[Stated task] Can you write out the whole listing exactly?

[Data section]
>>>

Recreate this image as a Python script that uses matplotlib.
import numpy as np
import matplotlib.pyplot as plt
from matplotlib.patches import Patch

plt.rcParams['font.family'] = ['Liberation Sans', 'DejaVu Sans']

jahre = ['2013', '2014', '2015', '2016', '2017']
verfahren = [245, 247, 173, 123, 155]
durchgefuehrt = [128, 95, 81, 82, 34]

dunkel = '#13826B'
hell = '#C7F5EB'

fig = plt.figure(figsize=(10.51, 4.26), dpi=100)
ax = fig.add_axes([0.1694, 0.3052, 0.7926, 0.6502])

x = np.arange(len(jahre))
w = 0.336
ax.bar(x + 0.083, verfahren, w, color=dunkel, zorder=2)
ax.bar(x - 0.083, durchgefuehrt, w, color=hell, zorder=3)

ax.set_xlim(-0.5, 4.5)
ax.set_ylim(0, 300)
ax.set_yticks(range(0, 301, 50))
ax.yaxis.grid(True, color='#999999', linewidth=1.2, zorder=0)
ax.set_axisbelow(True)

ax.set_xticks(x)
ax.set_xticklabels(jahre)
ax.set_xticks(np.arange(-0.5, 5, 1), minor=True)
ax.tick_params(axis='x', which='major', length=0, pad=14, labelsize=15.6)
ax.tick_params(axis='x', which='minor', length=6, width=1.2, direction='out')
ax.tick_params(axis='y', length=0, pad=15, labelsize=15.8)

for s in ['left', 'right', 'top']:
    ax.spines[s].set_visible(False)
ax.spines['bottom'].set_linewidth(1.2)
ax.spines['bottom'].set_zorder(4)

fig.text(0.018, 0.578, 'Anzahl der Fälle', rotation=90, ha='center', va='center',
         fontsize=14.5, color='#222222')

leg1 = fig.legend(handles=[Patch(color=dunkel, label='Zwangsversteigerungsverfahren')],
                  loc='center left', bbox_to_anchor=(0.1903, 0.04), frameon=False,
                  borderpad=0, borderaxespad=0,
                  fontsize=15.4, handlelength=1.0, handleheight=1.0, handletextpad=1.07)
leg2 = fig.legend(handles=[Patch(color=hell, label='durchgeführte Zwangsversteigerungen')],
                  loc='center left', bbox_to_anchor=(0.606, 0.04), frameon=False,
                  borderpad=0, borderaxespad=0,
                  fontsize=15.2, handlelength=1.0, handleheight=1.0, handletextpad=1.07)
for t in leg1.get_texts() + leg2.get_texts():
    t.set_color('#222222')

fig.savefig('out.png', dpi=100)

<<<

[Solution to the exercise]
Recreate this image as a Python script that uses matplotlib.
import numpy as np
import matplotlib.pyplot as plt
from matplotlib.patches import Patch

plt.rcParams['font.family'] = ['Liberation Sans', 'DejaVu Sans']

jahre = ['2013', '2014', '2015', '2016', '2017']
verfahren = [245, 247, 173, 123, 155]
durchgefuehrt = [128, 95, 81, 82, 34]

dunkel = '#13826B'
hell = '#C7F5EB'

fig = plt.figure(figsize=(10.51, 4.26), dpi=100)
ax = fig.add_axes([0.1694, 0.3052, 0.7926, 0.6502])

x = np.arange(len(jahre))
w = 0.336
ax.bar(x + 0.083, verfahren, w, color=dunkel, zorder=2)
ax.bar(x - 0.083, durchgefuehrt, w, color=hell, zorder=3)

ax.set_xlim(-0.5, 4.5)
ax.set_ylim(0, 300)
ax.set_yticks(range(0, 301, 50))
ax.yaxis.grid(True, color='#999999', linewidth=1.2, zorder=0)
ax.set_axisbelow(True)

ax.set_xticks(x)
ax.set_xticklabels(jahre)
ax.set_xticks(np.arange(-0.5, 5, 1), minor=True)
ax.tick_params(axis='x', which='major', length=0, pad=14, labelsize=15.6)
ax.tick_params(axis='x', which='minor', length=6, width=1.2, direction='out')
ax.tick_params(axis='y', length=0, pad=15, labelsize=15.8)

for s in ['left', 'right', 'top']:
    ax.spines[s].set_visible(False)
ax.spines['bottom'].set_linewidth(1.2)
ax.spines['bottom'].set_zorder(4)

fig.text(0.018, 0.578, 'Anzahl der Fälle', rotation=90, ha='center', va='center',
         fontsize=14.5, color='#222222')

leg1 = fig.legend(handles=[Patch(color=dunkel, label='Zwangsversteigerungsverfahren')],
                  loc='center left', bbox_to_anchor=(0.1903, 0.04), frameon=False,
                  borderpad=0, borderaxespad=0,
                  fontsize=15.4, handlelength=1.0, handleheight=1.0, handletextpad=1.07)
leg2 = fig.legend(handles=[Patch(color=hell, label='durchgeführte Zwangsversteigerungen')],
                  loc='center left', bbox_to_anchor=(0.606, 0.04), frameon=False,
                  borderpad=0, borderaxespad=0,
                  fontsize=15.2, handlelength=1.0, handleheight=1.0, handletextpad=1.07)
for t in leg1.get_texts() + leg2.get_texts():
    t.set_color('#222222')

fig.savefig('out.png', dpi=100)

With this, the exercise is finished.